DATA PROVIDED:
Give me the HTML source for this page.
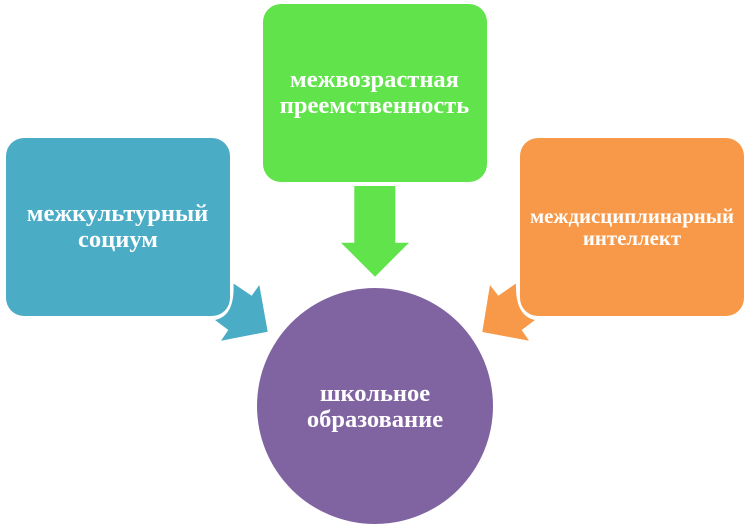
<!DOCTYPE html>
<html lang="ru">
<head>
<meta charset="utf-8">
<style>
html,body{margin:0;padding:0;background:#fff;width:752px;height:529px;overflow:hidden}
svg{display:block}
text{font-family:"Liberation Serif","Noto Serif CJK SC",serif;font-weight:bold;fill:#fff;text-anchor:middle}
</style>
</head>
<body>
<svg width="752" height="529" viewBox="0 0 752 529" xmlns="http://www.w3.org/2000/svg">
<rect x="6" y="138" width="224" height="178" rx="18" ry="18" fill="#4bacc6"/>
<rect x="263" y="4" width="224" height="178" rx="18" ry="18" fill="#61e34b"/>
<rect x="520" y="138" width="224" height="178" rx="18" ry="18" fill="#f79948"/>
<circle cx="375" cy="406" r="118" fill="#8064a2"/>
<polygon points="354.3,186 395.3,186 395.3,242.7 409,242.7 375,276.7 341,242.7 354.3,242.7" fill="#61e34b"/>
<path d="M233.5,283.5 L251.7,295.7 L259.3,285 L267.7,331.7 L221,340.7 L228.3,330 L215,320 Q235,316 233.5,283.5 Z" fill="#4bacc6"/>
<path d="M516,283.5 L498.3,295.7 L490,285 L482.3,332 L529,340.7 L521.7,330 L535,320 Q515,316 516,283.5 Z" fill="#f79948"/>
<text x="117.5" y="221" font-size="24.5">межкультурный</text>
<text x="118" y="247" font-size="24.5">социум</text>
<text x="374.5" y="87" font-size="24.5">межвозрастная</text>
<text x="374.5" y="113" font-size="24.5">преемственность</text>
<text x="632" y="223" font-size="20.8">междисциплинарный</text>
<text x="632" y="245" font-size="20.8">интеллект</text>
<text x="375" y="401" font-size="24.5">школьное</text>
<text x="375" y="427" font-size="24.5">образование</text>
</svg>
</body>
</html>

WHAT IS NEEDED: Write out again every line above exactly as given; the pictures do not belong in the copy.

PROBLEM SOLUTION:
Give me the HTML source for this page.
<!DOCTYPE html>
<html lang="ru">
<head>
<meta charset="utf-8">
<style>
html,body{margin:0;padding:0;background:#fff;width:752px;height:529px;overflow:hidden}
svg{display:block}
text{font-family:"Liberation Serif","Noto Serif CJK SC",serif;font-weight:bold;fill:#fff;text-anchor:middle}
</style>
</head>
<body>
<svg width="752" height="529" viewBox="0 0 752 529" xmlns="http://www.w3.org/2000/svg">
<rect x="6" y="138" width="224" height="178" rx="18" ry="18" fill="#4bacc6"/>
<rect x="263" y="4" width="224" height="178" rx="18" ry="18" fill="#61e34b"/>
<rect x="520" y="138" width="224" height="178" rx="18" ry="18" fill="#f79948"/>
<circle cx="375" cy="406" r="118" fill="#8064a2"/>
<polygon points="354.3,186 395.3,186 395.3,242.7 409,242.7 375,276.7 341,242.7 354.3,242.7" fill="#61e34b"/>
<path d="M233.5,283.5 L251.7,295.7 L259.3,285 L267.7,331.7 L221,340.7 L228.3,330 L215,320 Q235,316 233.5,283.5 Z" fill="#4bacc6"/>
<path d="M516,283.5 L498.3,295.7 L490,285 L482.3,332 L529,340.7 L521.7,330 L535,320 Q515,316 516,283.5 Z" fill="#f79948"/>
<text x="117.5" y="221" font-size="24.5">межкультурный</text>
<text x="118" y="247" font-size="24.5">социум</text>
<text x="374.5" y="87" font-size="24.5">межвозрастная</text>
<text x="374.5" y="113" font-size="24.5">преемственность</text>
<text x="632" y="223" font-size="20.8">междисциплинарный</text>
<text x="632" y="245" font-size="20.8">интеллект</text>
<text x="375" y="401" font-size="24.5">школьное</text>
<text x="375" y="427" font-size="24.5">образование</text>
</svg>
</body>
</html>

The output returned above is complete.